My idol John Waters was also there for a while, but I never got a chance to chat him up, since he was surrounded most of the time by enough fawning groupies already. I usually don’t make the effort to talk to famous people when i see them, even when I love them, because I hate the idea of being just another glassy-eyed fan with nothing more to say than “Oh my god you’re the best ever you changed my life I love you oh my god.” You know how it goes. I met John a few times when I lived in Boston, and frankly I was just embarrassed afterward.

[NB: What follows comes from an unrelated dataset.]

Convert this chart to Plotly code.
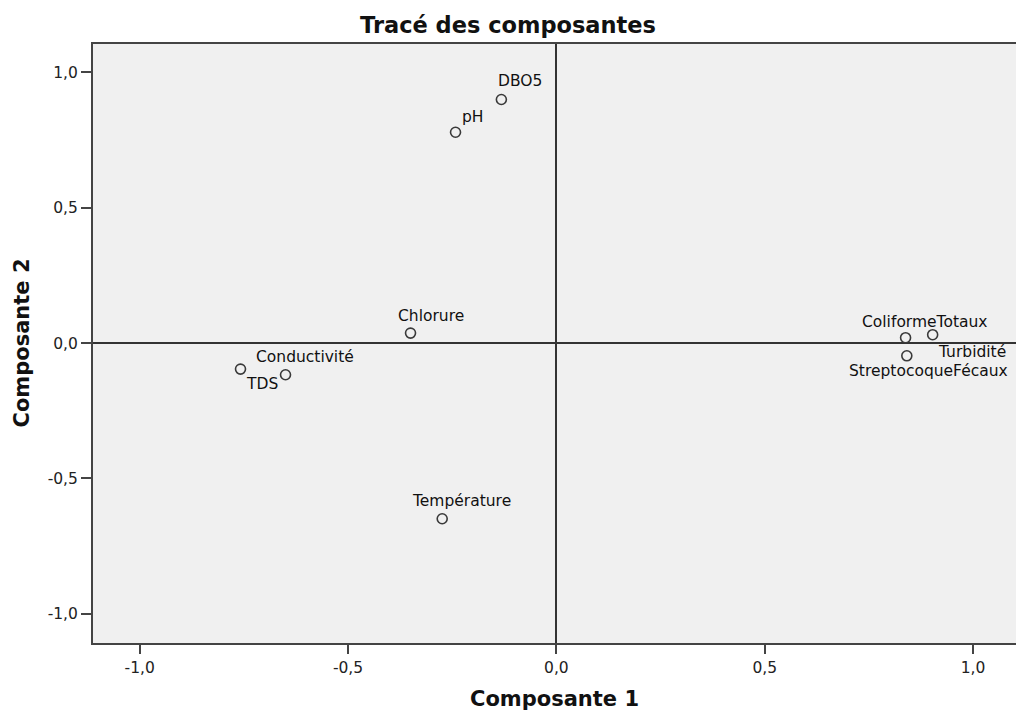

To console myself, I’ve been watching Pecker on DVD with the director’s commentary. In it, John actually talks about how he loves going to squeezebox, saying that it’s his favorite kind of crowd in a club: three-quarters gay people, one-quarter really cool straight people, and lots of punk music to keep the disco queens away. I guess that’s exactly the formula that keeps me going back, even when it’s a slow night. (The Pecker DVD, by the way, also has a great featurette on the really cute photographer who actually shot all the photos for the movie. You should check it out.)

Admit Nothing, Suggest Everything

Well, that was a refreshing twelve hours of sleep. that’s what I liked about working at home last time. If I was tired, I could sleep until I was no longer tired. So if, hypothetically, I were to go out one night, knowing I had to get up at five the next morning, and decide to stay up all night wrestling and whatnot with the cute Brit boy who wanted to see Brooklyn before he went home, I could then come home after working a full day the next day and then just sleep for a dozen or so hours until I caught up.

And now I’ll aso be rested up for Squeezebox tonight.

Live vicariously while you can, kids. I won’t keep this pace up forever. I’m just celebrating the first week of self-employment and the onset of spring.